Scientists link 'very low doses' of glyphosate to liver disease in rats

Glyphosate is an active substance widely used in herbicides
Glyphosate is an active substance widely used in herbicides

A new study published today (9 January) has shown that the glyphosate-based Roundup herbicide causes non-alcoholic fatty liver disease in rats at 'very low' doses.

The study, by Scientific Reports, used cutting edge profiling methods to describe the molecular composition of the livers of female rats administered with an extremely low dose of Roundup weedkiller over a 2-year period.

The dose of glyphosate from the Roundup administered was thousands of times below what is permitted by regulators worldwide.
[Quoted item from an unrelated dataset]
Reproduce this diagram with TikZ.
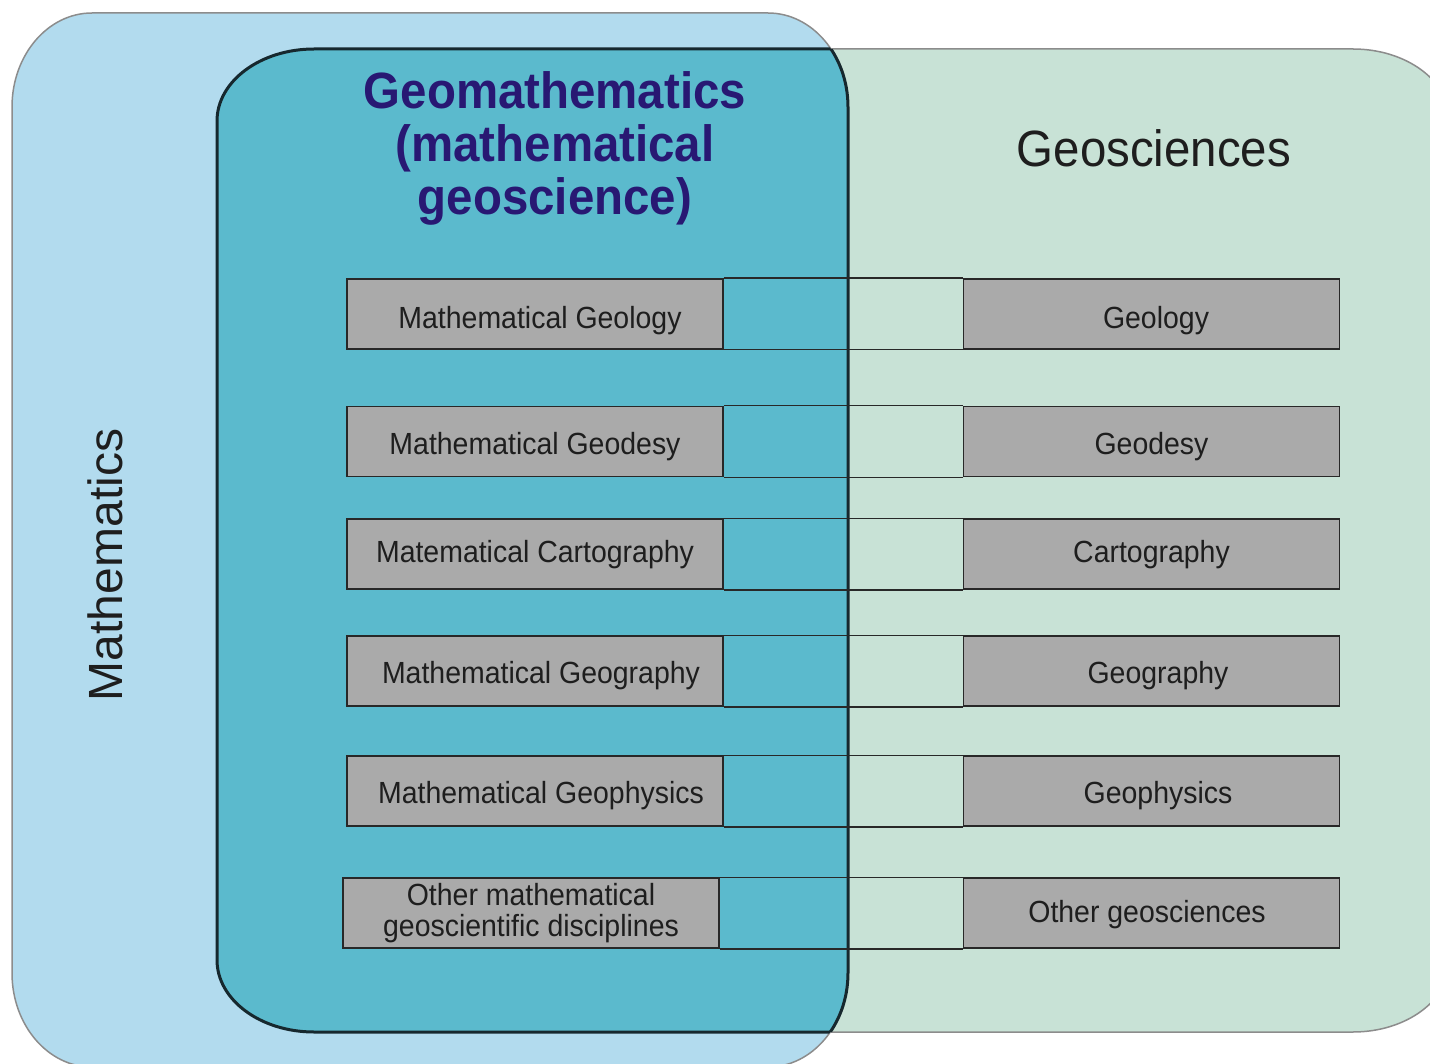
\documentclass[tikz,border=0pt]{standalone}
\usepackage{fontspec}
\setmainfont{Liberation Sans}[FakeStretch=0.93]
\newfontfamily\plainsans{Liberation Sans}
\definecolor{mathblue}{RGB}{178,219,238}
\definecolor{geogreen}{RGB}{200,226,214}
\definecolor{overlapteal}{RGB}{91,186,205}
\definecolor{outergrey}{RGB}{140,140,140}
\definecolor{tealline}{RGB}{22,40,46}
\definecolor{boxgrey}{RGB}{170,170,170}
\definecolor{boxline}{RGB}{40,40,40}
\definecolor{textdark}{RGB}{30,30,30}
\definecolor{titleblue}{RGB}{40,24,115}
\newcommand\rrpath[6]{({#1+#5},{-(#2)}) -- ({#3-#5},{-(#2)}) arc[start angle=90,end angle=0,x radius=#5,y radius=#6] -- ({#3},{-(#4)+#6}) arc[start angle=0,end angle=-90,x radius=#5,y radius=#6] -- ({#1+#5},{-(#4)}) arc[start angle=270,end angle=180,x radius=#5,y radius=#6] -- ({#1},{-(#2)-#6}) arc[start angle=180,end angle=90,x radius=#5,y radius=#6] -- cycle}
% shift text right (#1>0) inside a centred node
\newcommand\rsh[2]{\hspace*{#1pt}#2}
\newcommand\lsh[2]{#2\hspace*{#1pt}}
\tikzset{
  gbox/.style={draw=boxline, fill=boxgrey, line width=1.5, minimum width=376, minimum height=70, inner sep=0, text=textdark, font=\fontsize{30.6}{31}\selectfont, text height=29, text depth=0},
  th/.style={text height=#1},
  gboxtwo/.style={gbox, align=center, text height=, text depth=},
  rowline/.style={draw=boxline, line width=1.5},
}
\begin{document}
\begin{tikzpicture}[x=1pt,y=1pt]
\useasboundingbox (0,0) rectangle (1430,-1064);
\clip (0,0) rectangle (1430,-1064);
\fill[white] (0,0) rectangle (1430,-1064);
% Mathematics set
\path[fill=mathblue, draw=outergrey, line width=1.5] \rrpath{12}{13}{848}{1067}{80}{94};
% Geosciences set
\path[fill=geogreen, draw=outergrey, line width=1.5] \rrpath{217}{49}{1450}{1032}{97}{72};
% overlap
\begin{scope}
  \clip \rrpath{12}{13}{848}{1067}{80}{94};
  \fill[overlapteal] \rrpath{217}{49}{1450}{1032}{97}{72};
  \draw[tealline, line width=3] \rrpath{217}{49}{1450}{1032}{97}{72};
\end{scope}
\begin{scope}
  \clip \rrpath{217}{49}{1450}{1032}{97}{72};
  \draw[tealline, line width=3] \rrpath{12}{13}{848}{1067}{80}{94};
\end{scope}
% labels
\node[text=titleblue, font=\bfseries\fontsize{51}{53}\selectfont, align=center] (title) at (555,-148) {Geomathematics\\(mathematical\\geoscience)};
\node[anchor=base, text=textdark, font=\fontsize{51}{55}\selectfont] (geo) at (1154,-167) {Geosciences};
\node[rotate=90, anchor=base, text=textdark, font=\plainsans\fontsize{48}{50}\selectfont] (math) at (122,-565) {Mathematics};
% rows
\node[gbox] (l1) at (535,-314) {\rsh{10}{Mathematical Geology}};
\node[gbox] (r1) at (1151.5,-314) {\rsh{9}{Geology}};
\node[gbox, th=26.6] (l2) at (535,-441.5) {Mathematical Geodesy};
\node[gbox, th=26.6] (r2) at (1151.5,-441.5) {Geodesy};
\node[gbox, th=16] (l3) at (535,-554) {Matematical Cartography};
\node[gbox, th=16] (r3) at (1151.5,-554) {Cartography};
\node[gbox, th=25.6] (l4) at (535,-671) {\rsh{12}{Mathematical Geography}};
\node[gbox, th=25.6] (r4) at (1151.5,-671) {\rsh{13}{Geography}};
\node[gbox, th=25.6] (l5) at (535,-791) {\rsh{12}{Mathematical Geophysics}};
\node[gbox, th=25.6] (r5) at (1151.5,-791) {\rsh{13}{Geophysics}};
\node[gboxtwo] (l6) at (531,-913) {Other mathematical\\geoscientific disciplines};
\node[gbox, th=19.6] (r6) at (1151.5,-913) {\lsh{9}{Other geosciences}};
\foreach \i in {1,...,6}{
  \draw[rowline] (l\i.north east) -- (r\i.north west);
  \draw[rowline] (l\i.south east) -- (r\i.south west);
}
\end{tikzpicture}
\end{document}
The study revealed that these animals suffered from non-alcoholic fatty liver disease (NAFLD).

This study is unique in that it is the first to show a causative link between consumption of Roundup at a real-world environmental dose and a serious disease condition.


Dr Michael Antoniou, of King’s College London, stated: “The findings of our study are very worrying as they demonstrate for the first time a causative link between an environmentally relevant level of Roundup consumption over the long-term and a serious disease – namely non-alcoholic fatty liver disease.

“Our results also suggest that regulators should reconsider the safety evaluation of glyphosate-based herbicides.”

The new results demonstrate that long-term consumption of an ultra-low dose of Roundup at a glyphosate daily intake level of only 4 nanograms per kilogram of bodyweight per day, which is 75,000 times below EU and 437,500 below US permitted levels, results in NAFLD.

Regulators worldwide tend to accept toxicity studies in rats as indicators of human health risks, so the results of this study may have serious implications for human health.


A spokesperson for the Crop Protection Association called the study 'flawed'.

The spokesperson said: “This study uses samples from the now infamous 2012 Seralini study, which was found to be so flawed by multiple global regulatory bodies that it was discredited by the scientific community and formally retracted by the journal which originally published it.

“This report itself also calls for more confirmatory studies and we will be reviewing the detailed claims of the report.

“Glyphosate is amongst the most thoroughly tested herbicides on the market, and those studies by expert regulators have consistently concluded that glyphosate does not pose a risk to public health. Glyphosate is a crucial tool in a farmers’ armoury.

“To put things in perspective, glyphosate is less toxic than baking soda, table salt, the caffeine in our coffee and many other products we all use or consume regularly.”